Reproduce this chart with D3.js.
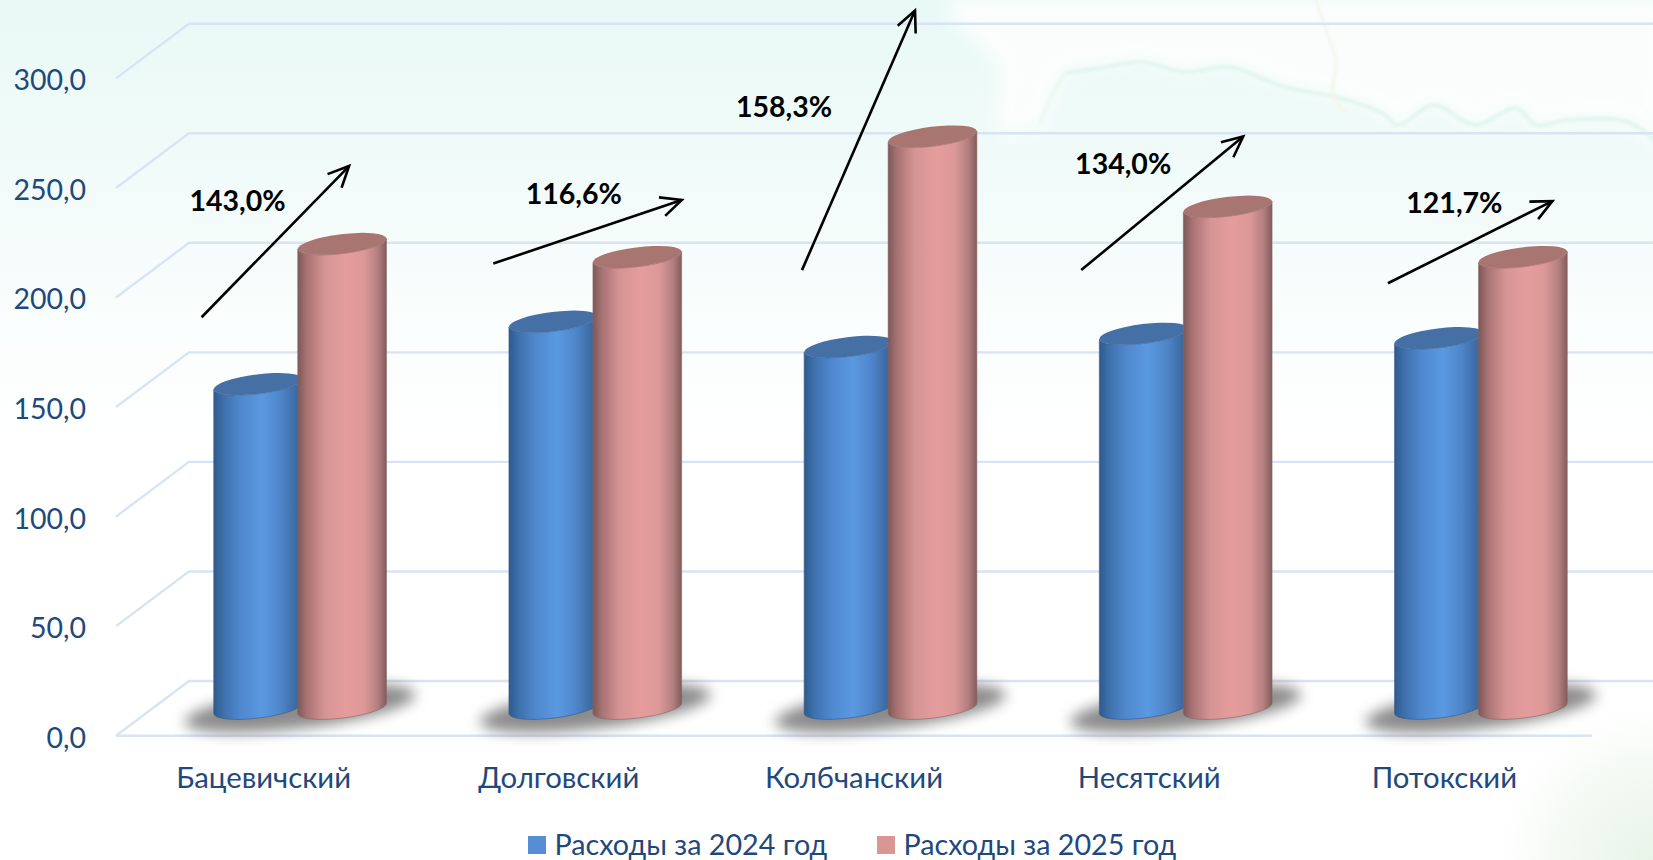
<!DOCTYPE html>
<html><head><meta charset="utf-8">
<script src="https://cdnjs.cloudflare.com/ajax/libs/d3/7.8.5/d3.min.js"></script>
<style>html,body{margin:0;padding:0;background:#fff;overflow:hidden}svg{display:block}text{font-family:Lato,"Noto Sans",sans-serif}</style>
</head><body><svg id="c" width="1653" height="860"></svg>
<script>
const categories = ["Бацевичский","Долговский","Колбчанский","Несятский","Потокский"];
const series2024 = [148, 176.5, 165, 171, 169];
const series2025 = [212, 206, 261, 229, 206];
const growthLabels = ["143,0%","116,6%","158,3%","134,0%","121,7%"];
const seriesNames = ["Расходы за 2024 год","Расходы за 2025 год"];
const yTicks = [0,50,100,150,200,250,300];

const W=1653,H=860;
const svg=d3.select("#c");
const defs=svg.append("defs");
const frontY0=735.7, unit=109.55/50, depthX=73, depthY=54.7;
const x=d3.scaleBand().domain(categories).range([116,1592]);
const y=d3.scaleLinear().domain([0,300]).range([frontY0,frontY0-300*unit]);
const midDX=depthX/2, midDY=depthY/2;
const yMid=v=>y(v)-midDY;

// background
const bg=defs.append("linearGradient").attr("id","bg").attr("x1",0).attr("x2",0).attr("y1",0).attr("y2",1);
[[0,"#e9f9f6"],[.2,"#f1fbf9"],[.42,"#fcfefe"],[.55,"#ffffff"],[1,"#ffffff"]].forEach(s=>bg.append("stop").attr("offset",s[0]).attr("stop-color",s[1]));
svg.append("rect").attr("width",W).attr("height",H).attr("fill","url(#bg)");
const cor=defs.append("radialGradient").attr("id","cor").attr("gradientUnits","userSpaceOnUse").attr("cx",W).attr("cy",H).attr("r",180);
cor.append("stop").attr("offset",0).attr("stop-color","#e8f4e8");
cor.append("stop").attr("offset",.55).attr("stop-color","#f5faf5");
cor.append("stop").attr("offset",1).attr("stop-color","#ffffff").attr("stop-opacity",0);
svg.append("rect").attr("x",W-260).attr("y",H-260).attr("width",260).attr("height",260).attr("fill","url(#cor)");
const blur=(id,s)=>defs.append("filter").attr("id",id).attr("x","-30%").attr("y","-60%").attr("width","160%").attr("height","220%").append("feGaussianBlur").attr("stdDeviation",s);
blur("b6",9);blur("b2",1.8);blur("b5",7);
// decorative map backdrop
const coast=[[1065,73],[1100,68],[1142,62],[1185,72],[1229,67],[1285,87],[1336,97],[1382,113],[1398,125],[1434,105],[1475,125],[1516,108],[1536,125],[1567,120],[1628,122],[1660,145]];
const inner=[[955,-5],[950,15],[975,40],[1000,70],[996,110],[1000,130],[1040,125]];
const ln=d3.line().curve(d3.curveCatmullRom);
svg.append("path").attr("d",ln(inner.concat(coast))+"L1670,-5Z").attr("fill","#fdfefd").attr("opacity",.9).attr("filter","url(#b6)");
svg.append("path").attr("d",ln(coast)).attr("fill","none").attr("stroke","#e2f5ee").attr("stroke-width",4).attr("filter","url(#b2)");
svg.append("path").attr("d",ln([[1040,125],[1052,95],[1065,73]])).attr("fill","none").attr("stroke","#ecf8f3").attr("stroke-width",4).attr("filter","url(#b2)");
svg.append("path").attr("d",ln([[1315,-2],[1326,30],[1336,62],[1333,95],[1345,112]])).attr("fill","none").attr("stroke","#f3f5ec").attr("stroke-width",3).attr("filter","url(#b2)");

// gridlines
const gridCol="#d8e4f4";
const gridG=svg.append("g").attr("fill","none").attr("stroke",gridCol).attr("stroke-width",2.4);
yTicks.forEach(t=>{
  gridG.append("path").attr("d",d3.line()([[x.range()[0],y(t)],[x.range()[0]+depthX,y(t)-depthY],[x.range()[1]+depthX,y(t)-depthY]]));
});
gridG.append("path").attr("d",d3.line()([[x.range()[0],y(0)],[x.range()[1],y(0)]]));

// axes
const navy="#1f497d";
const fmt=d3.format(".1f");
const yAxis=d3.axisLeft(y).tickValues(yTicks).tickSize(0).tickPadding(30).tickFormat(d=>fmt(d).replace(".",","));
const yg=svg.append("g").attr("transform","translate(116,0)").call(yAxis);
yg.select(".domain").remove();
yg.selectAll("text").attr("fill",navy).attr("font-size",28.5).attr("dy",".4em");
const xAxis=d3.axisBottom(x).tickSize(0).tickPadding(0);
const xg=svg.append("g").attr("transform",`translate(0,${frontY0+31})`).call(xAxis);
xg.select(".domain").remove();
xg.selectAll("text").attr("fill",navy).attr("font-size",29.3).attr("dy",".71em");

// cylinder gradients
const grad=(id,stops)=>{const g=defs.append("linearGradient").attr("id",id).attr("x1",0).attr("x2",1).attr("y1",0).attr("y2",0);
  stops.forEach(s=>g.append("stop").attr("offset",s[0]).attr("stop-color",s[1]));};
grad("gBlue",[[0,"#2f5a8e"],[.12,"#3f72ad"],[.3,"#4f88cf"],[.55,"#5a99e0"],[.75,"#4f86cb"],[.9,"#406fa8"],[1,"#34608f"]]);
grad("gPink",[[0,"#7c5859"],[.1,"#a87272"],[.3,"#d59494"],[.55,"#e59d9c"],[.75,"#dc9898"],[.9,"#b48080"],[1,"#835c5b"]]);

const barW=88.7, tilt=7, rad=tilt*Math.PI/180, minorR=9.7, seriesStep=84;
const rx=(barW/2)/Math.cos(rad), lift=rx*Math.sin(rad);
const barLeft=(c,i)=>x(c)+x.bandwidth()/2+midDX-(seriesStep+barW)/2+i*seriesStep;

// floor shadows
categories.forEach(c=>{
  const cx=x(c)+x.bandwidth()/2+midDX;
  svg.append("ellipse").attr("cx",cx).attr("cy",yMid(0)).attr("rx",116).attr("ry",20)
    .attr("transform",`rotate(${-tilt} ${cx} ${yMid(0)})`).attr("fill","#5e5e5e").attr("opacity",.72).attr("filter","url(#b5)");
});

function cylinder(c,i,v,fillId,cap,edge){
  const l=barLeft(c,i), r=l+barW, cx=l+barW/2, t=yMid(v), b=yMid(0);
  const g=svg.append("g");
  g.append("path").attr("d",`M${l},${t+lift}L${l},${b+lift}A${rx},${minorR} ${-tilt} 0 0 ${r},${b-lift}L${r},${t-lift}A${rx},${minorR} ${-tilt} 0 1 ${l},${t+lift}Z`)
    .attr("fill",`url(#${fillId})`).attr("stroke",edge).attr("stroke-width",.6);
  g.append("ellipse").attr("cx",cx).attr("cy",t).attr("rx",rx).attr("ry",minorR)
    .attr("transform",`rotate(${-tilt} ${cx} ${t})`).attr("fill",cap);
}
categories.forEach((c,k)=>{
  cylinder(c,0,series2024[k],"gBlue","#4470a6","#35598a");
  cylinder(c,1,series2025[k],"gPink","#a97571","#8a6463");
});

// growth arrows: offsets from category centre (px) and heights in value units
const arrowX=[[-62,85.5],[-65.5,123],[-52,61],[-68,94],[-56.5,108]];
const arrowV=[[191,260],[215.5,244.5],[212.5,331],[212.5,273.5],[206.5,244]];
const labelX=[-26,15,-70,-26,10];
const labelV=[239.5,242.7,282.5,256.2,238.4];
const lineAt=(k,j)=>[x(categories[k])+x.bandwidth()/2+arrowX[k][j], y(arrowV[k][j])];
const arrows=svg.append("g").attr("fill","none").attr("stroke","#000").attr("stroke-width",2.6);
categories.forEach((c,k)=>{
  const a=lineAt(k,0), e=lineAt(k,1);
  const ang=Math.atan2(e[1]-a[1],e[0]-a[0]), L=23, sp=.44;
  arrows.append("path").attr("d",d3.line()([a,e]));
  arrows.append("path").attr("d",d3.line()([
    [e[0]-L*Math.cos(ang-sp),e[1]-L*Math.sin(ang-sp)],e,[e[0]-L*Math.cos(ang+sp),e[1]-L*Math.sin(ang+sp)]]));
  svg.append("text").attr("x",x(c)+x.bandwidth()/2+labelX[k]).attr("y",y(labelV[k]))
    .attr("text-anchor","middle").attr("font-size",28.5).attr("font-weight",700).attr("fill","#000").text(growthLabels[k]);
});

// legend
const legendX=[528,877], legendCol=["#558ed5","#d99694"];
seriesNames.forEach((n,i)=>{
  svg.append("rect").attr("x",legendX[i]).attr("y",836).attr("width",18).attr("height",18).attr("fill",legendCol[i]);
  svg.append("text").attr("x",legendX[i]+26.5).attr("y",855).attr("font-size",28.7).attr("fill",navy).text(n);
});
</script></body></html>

+ + +

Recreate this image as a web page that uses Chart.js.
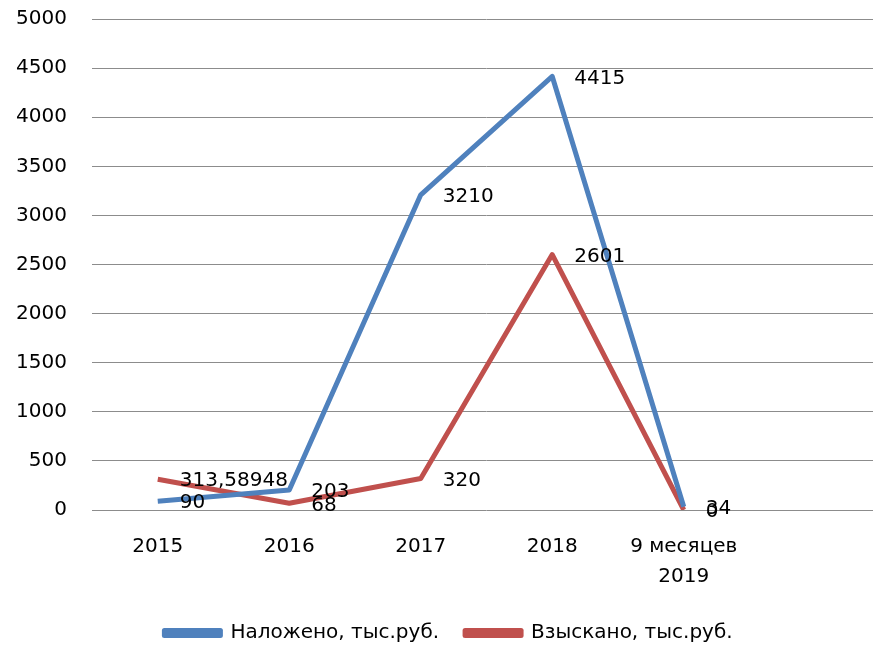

+ + +

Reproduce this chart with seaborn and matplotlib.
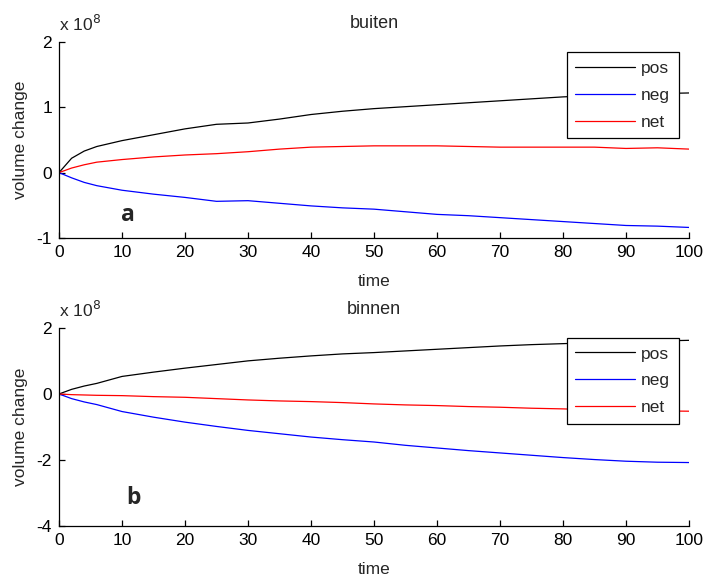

+ + +

### Instruction:
Copy exactly the stretch of lines that starts at the line holding "Reproduce this chart with D3.js." and ends at the line holding "const yMid=v=>y(v)-midDY;". Drop the pictures.

### Result of this task:
Reproduce this chart with D3.js.
<!DOCTYPE html>
<html><head><meta charset="utf-8">
<script src="https://cdnjs.cloudflare.com/ajax/libs/d3/7.8.5/d3.min.js"></script>
<style>html,body{margin:0;padding:0;background:#fff;overflow:hidden}svg{display:block}text{font-family:Lato,"Noto Sans",sans-serif}</style>
</head><body><svg id="c" width="1653" height="860"></svg>
<script>
const categories = ["Бацевичский","Долговский","Колбчанский","Несятский","Потокский"];
const series2024 = [148, 176.5, 165, 171, 169];
const series2025 = [212, 206, 261, 229, 206];
const growthLabels = ["143,0%","116,6%","158,3%","134,0%","121,7%"];
const seriesNames = ["Расходы за 2024 год","Расходы за 2025 год"];
const yTicks = [0,50,100,150,200,250,300];

const W=1653,H=860;
const svg=d3.select("#c");
const defs=svg.append("defs");
const frontY0=735.7, unit=109.55/50, depthX=73, depthY=54.7;
const x=d3.scaleBand().domain(categories).range([116,1592]);
const y=d3.scaleLinear().domain([0,300]).range([frontY0,frontY0-300*unit]);
const midDX=depthX/2, midDY=depthY/2;
const yMid=v=>y(v)-midDY;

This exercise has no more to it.